Thu, Dec 05, 2019 - Page 10 News List

World Business Quick Take



Economy slows down

The economy slowed last quarter as interest-rate cuts and government tax rebates failed to spur household spending, reinforcing expectations that the Reserve Bank of Australia will need to resume easing next year. GDP advanced 0.4 percent from the second quarter, when it rose an upwardly revised 0.6 percent, the Australian Bureau of Statistics said in Sydney yesterday. Economists forecast 0.5 percent for the three months through September. From a year earlier, GDP gained 1.7 percent, in line with estimates. The report came a day after the bank held interest rates at 0.75 percent following three cuts since June.


Business outlook worsens

Business outlook worsened further last month with the territory mired in recession amid protests and a volatile macroeconomic picture. The purchasing managers’ index (PMI) for the whole economy fell to 38.5 for the lowest reading since April 2003, down from 39.3 a month earlier, according to IHS Markit, which surveyed about 400 private-sector companies. The gauge has now been below the 50 level that divides expansion and contraction since April last year. The combined PMI readings for October and last month put the economy on track to contract more than 5 percent in the fourth quarter of this year barring a significant rebound this month, it said.


Services sector rebounds

The country’s dominant services sector rebounded last month, providing some cautious optimism that the economy might be turning the corner. The IHS Markit India Services PMI rose to a four-month high of 52.7, the first time in three months that the reading has been above 50 to mark an expansion in output. The improvement was driven by higher orders and strengthening business confidence. The index is still below its long-run average of 54.2. The rise in the services index followed data earlier this week showing manufacturing also improved last month, resulting in the composite PMI jumping from 49.6 to 52.7.
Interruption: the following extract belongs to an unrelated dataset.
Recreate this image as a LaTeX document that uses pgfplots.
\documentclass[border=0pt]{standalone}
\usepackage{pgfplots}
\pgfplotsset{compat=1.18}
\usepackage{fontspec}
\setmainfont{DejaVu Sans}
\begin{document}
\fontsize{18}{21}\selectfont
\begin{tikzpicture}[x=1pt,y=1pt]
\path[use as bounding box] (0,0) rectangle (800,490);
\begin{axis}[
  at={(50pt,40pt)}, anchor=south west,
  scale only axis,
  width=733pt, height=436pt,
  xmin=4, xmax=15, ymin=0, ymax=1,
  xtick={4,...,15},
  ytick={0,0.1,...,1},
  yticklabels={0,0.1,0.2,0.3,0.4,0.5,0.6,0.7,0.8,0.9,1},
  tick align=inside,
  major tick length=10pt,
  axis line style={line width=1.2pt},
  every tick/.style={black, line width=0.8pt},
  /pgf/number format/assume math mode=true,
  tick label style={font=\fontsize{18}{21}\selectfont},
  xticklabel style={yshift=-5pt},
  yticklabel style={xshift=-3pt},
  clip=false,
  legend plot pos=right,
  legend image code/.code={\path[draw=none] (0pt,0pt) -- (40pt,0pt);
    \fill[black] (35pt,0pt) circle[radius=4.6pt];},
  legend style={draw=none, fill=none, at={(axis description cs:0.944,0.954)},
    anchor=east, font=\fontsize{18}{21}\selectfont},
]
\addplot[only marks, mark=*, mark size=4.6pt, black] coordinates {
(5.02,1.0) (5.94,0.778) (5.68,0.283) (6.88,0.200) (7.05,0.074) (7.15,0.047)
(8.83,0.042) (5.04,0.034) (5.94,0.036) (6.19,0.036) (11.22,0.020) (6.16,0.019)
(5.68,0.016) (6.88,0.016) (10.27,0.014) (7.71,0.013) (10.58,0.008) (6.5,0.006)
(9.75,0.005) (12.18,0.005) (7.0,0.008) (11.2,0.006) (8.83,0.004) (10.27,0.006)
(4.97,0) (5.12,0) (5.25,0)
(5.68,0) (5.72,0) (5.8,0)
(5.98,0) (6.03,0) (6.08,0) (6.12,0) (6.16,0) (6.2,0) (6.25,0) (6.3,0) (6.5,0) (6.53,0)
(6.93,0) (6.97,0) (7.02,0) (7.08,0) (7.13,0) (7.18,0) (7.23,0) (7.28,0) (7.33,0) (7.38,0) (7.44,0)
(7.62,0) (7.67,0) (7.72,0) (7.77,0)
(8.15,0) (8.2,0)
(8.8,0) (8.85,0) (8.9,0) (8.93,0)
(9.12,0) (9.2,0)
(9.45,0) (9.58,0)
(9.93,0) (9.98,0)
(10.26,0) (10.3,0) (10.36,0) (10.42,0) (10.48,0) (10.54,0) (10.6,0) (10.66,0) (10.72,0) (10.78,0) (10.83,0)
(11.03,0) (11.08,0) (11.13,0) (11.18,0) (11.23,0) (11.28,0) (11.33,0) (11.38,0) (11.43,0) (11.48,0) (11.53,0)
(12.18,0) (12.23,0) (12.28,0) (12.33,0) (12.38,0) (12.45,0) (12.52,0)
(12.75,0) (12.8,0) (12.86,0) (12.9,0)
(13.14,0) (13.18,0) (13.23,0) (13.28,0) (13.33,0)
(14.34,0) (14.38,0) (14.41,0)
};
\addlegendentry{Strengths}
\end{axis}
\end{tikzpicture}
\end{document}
Tariffs to hurt solar sector

Tariffs imposed by US President Donald Trump would cost the US solar industry US$19 billion in investment and lead to more than 62,000 lost jobs by 2021, the Solar Energy Industries Association said in a report. It found that the tariffs prompted a handful of manufacturers to open panel factories in the US, but they drove up costs to build solar farms. Developers canceled 10.5 gigawatts of projects, enough to power 1.8 million homes. The net impact was 31 jobs lost for every new position created by the duties, the report said.


Regulator reiterates drug ban

The Drug Controller General of India regulator has asked all states to enforce a court directive prohibiting online medicine sales, a senior government official said on Tuesday, raising industry concerns that it could disrupt some online businesses. The country is yet to finalize regulations for online drug sales, or e-pharmacies, but the growth of several online sellers, such as Medlife International, Netmeds, Temasek Holdings Pte-backed PharmEasy and Sequoia Capital-backed 1mg, has threatened traditional drugstore businesses. The Delhi High Court in December last year said the government must ensure online sales are prohibited for the time being, as it heard a petition from a doctor who said unregulated online sales could lead to abuse of medicines.